SEOUL (Reuters) - North Korean leader Kim Jong Un is set to make a closely watched New Year address on Wednesday which is likely to offer a glimpse of a “new path” he has vowed to take if the United States fails to meet his deadline to soften its stance over denuclearization.
The New Year address is expected to touch upon a wide range of issues from foreign affairs and military development to the economy and education.
In his 2019 speech, Kim said he might have to change course if Washington sticks to its pressure campaign and demands unilateral action, while stressing a “self-reliant” economy, a drive he has launched amid tightening sanctions.
The United States was on track to ignore a year-end deadline set by Kim, which Washington has downplayed as artificial, to show more flexibility to reopen talks aimed at dismantling North Korea’s nuclear and missile programs.
The upcoming speech is expected to be the culmination of an ongoing meeting of the ruling Workers’ Party’s 7th Central Committee, a key policy-making body, which Kim convened on Saturday. It was still under way on Tuesday, state media said.
Discussions at the gathering remain largely unknown, but official media KCNA said on Tuesday that Kim spent seven hours during a Monday session discussing state, economic and military building.
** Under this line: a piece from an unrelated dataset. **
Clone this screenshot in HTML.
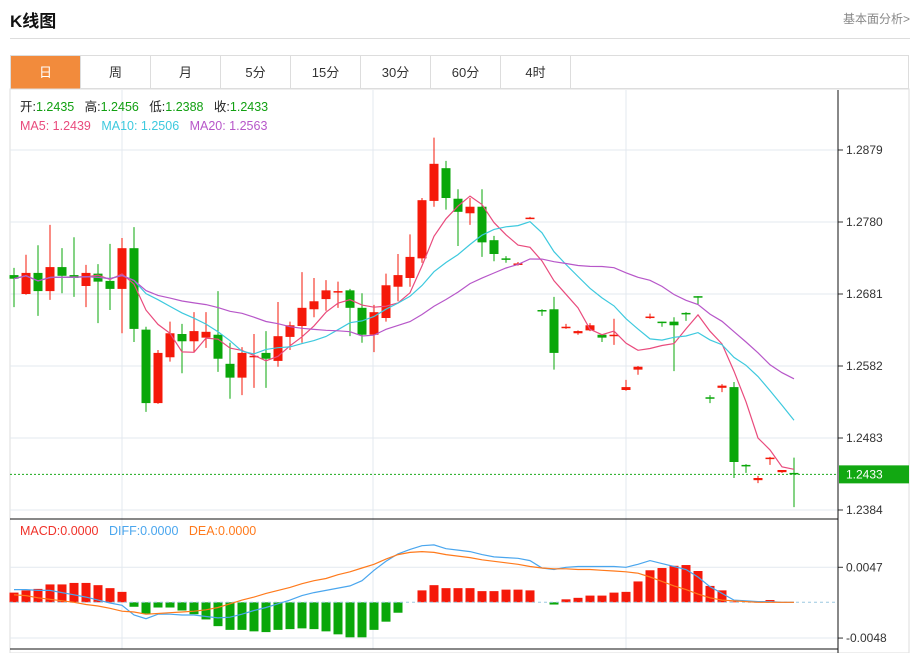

On Sunday, he called for “positive and offensive measures” to ensure the country’s security.
“The Central Committee plenary meeting is meant to legitimize the process behind the policy decisions Kim Jong-un will announce in his New Year speech,” said Leif-Eric Easley, a professor at Ewha Womans University in Seoul.
“This meeting is to provide political justification for the economic and security policies Pyongyang will pursue in 2020.”
North Korea has provided few hints for what the “new path” may involve, but U.S. military commanders said Pyongyang next move could include the testing of an intercontinental ballistic missile (ICBM), which it has halted since 2017, alongside nuclear bomb tests.
U.S. national security adviser Robert O’Brien warned Washington would be “extraordinarily disappointed” if North Korea tests a long-range or nuclear missile, while Secretary of State Mike Pompeo said he hoped it would choose peace over confrontation.
“We still maintain our view that we can find a path forward to convince the leadership in North Korea that their best course of action is to create a better opportunity for their people by getting rid of their nuclear weapons. That’s our mission set,” Pompeo told Fox News on Monday.
The U.S. Air Force flew an RC-135 surveillance plane over South Korea on Monday and Tuesday, according to military flight tracker Aircraft Spots.
Despite mounting speculation over a potential military provocation, any restart of an ICBM test would risk a personal relationship with Trump, which Pyongyang has repeatedly touted while denouncing Pompeo and other aides, analysts say.
Cho Tae-yong, a former South Korean deputy national security advisor, said Kim had few options that can leave the Trump ties intact.
“In any case, North Korea would add a lot of caveats before and after testing to make sure they’re not intent on destroying the negotiating table and it was the Americans who betrayed them,” Cho told Reuters.